▸ **Supplied material**:

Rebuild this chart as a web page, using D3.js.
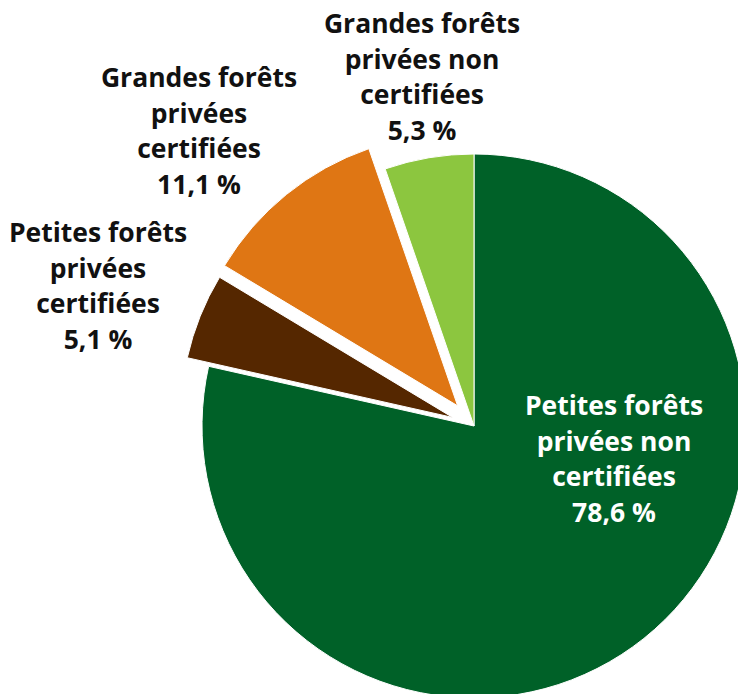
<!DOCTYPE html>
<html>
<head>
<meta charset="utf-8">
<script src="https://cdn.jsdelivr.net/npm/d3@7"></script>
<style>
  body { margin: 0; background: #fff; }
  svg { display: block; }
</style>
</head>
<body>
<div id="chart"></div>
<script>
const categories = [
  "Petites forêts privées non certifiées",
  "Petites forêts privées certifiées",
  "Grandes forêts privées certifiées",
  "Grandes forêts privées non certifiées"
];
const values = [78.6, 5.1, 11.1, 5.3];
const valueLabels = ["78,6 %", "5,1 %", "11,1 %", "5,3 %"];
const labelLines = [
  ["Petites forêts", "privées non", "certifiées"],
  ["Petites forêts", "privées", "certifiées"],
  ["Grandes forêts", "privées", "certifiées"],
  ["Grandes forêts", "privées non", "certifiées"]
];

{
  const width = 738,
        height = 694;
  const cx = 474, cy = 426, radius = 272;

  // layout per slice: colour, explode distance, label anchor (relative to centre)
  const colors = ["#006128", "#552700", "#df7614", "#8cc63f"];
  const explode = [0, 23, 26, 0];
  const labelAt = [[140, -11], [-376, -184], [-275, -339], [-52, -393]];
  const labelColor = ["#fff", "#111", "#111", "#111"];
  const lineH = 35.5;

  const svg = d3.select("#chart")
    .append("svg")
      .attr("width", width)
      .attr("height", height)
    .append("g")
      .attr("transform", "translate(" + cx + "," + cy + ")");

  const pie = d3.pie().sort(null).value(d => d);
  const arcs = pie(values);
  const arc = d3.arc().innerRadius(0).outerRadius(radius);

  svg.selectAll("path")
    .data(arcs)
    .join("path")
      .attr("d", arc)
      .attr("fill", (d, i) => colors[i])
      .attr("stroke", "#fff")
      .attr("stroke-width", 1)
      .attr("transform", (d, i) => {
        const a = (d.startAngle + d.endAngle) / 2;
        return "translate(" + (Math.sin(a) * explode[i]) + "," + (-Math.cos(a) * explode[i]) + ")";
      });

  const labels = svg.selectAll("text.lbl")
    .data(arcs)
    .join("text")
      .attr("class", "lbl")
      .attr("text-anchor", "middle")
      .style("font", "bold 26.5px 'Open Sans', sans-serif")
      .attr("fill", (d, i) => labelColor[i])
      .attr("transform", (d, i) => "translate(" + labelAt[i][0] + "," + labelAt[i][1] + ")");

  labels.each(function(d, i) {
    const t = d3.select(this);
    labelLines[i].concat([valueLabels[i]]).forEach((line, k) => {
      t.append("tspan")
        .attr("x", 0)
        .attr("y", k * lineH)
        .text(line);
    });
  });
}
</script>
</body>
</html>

▸ **Written task**:
Retype the listing exactly. Pictures do not belong in the copy.

▸ **Result**:
Rebuild this chart as a web page, using D3.js.
<!DOCTYPE html>
<html>
<head>
<meta charset="utf-8">
<script src="https://cdn.jsdelivr.net/npm/d3@7"></script>
<style>
  body { margin: 0; background: #fff; }
  svg { display: block; }
</style>
</head>
<body>
<div id="chart"></div>
<script>
const categories = [
  "Petites forêts privées non certifiées",
  "Petites forêts privées certifiées",
  "Grandes forêts privées certifiées",
  "Grandes forêts privées non certifiées"
];
const values = [78.6, 5.1, 11.1, 5.3];
const valueLabels = ["78,6 %", "5,1 %", "11,1 %", "5,3 %"];
const labelLines = [
  ["Petites forêts", "privées non", "certifiées"],
  ["Petites forêts", "privées", "certifiées"],
  ["Grandes forêts", "privées", "certifiées"],
  ["Grandes forêts", "privées non", "certifiées"]
];

{
  const width = 738,
        height = 694;
  const cx = 474, cy = 426, radius = 272;

  // layout per slice: colour, explode distance, label anchor (relative to centre)
  const colors = ["#006128", "#552700", "#df7614", "#8cc63f"];
  const explode = [0, 23, 26, 0];
  const labelAt = [[140, -11], [-376, -184], [-275, -339], [-52, -393]];
  const labelColor = ["#fff", "#111", "#111", "#111"];
  const lineH = 35.5;

  const svg = d3.select("#chart")
    .append("svg")
      .attr("width", width)
      .attr("height", height)
    .append("g")
      .attr("transform", "translate(" + cx + "," + cy + ")");

  const pie = d3.pie().sort(null).value(d => d);
  const arcs = pie(values);
  const arc = d3.arc().innerRadius(0).outerRadius(radius);

  svg.selectAll("path")
    .data(arcs)
    .join("path")
      .attr("d", arc)
      .attr("fill", (d, i) => colors[i])
      .attr("stroke", "#fff")
      .attr("stroke-width", 1)
      .attr("transform", (d, i) => {
        const a = (d.startAngle + d.endAngle) / 2;
        return "translate(" + (Math.sin(a) * explode[i]) + "," + (-Math.cos(a) * explode[i]) + ")";
      });

  const labels = svg.selectAll("text.lbl")
    .data(arcs)
    .join("text")
      .attr("class", "lbl")
      .attr("text-anchor", "middle")
      .style("font", "bold 26.5px 'Open Sans', sans-serif")
      .attr("fill", (d, i) => labelColor[i])
      .attr("transform", (d, i) => "translate(" + labelAt[i][0] + "," + labelAt[i][1] + ")");

  labels.each(function(d, i) {
    const t = d3.select(this);
    labelLines[i].concat([valueLabels[i]]).forEach((line, k) => {
      t.append("tspan")
        .attr("x", 0)
        .attr("y", k * lineH)
        .text(line);
    });
  });
}
</script>
</body>
</html>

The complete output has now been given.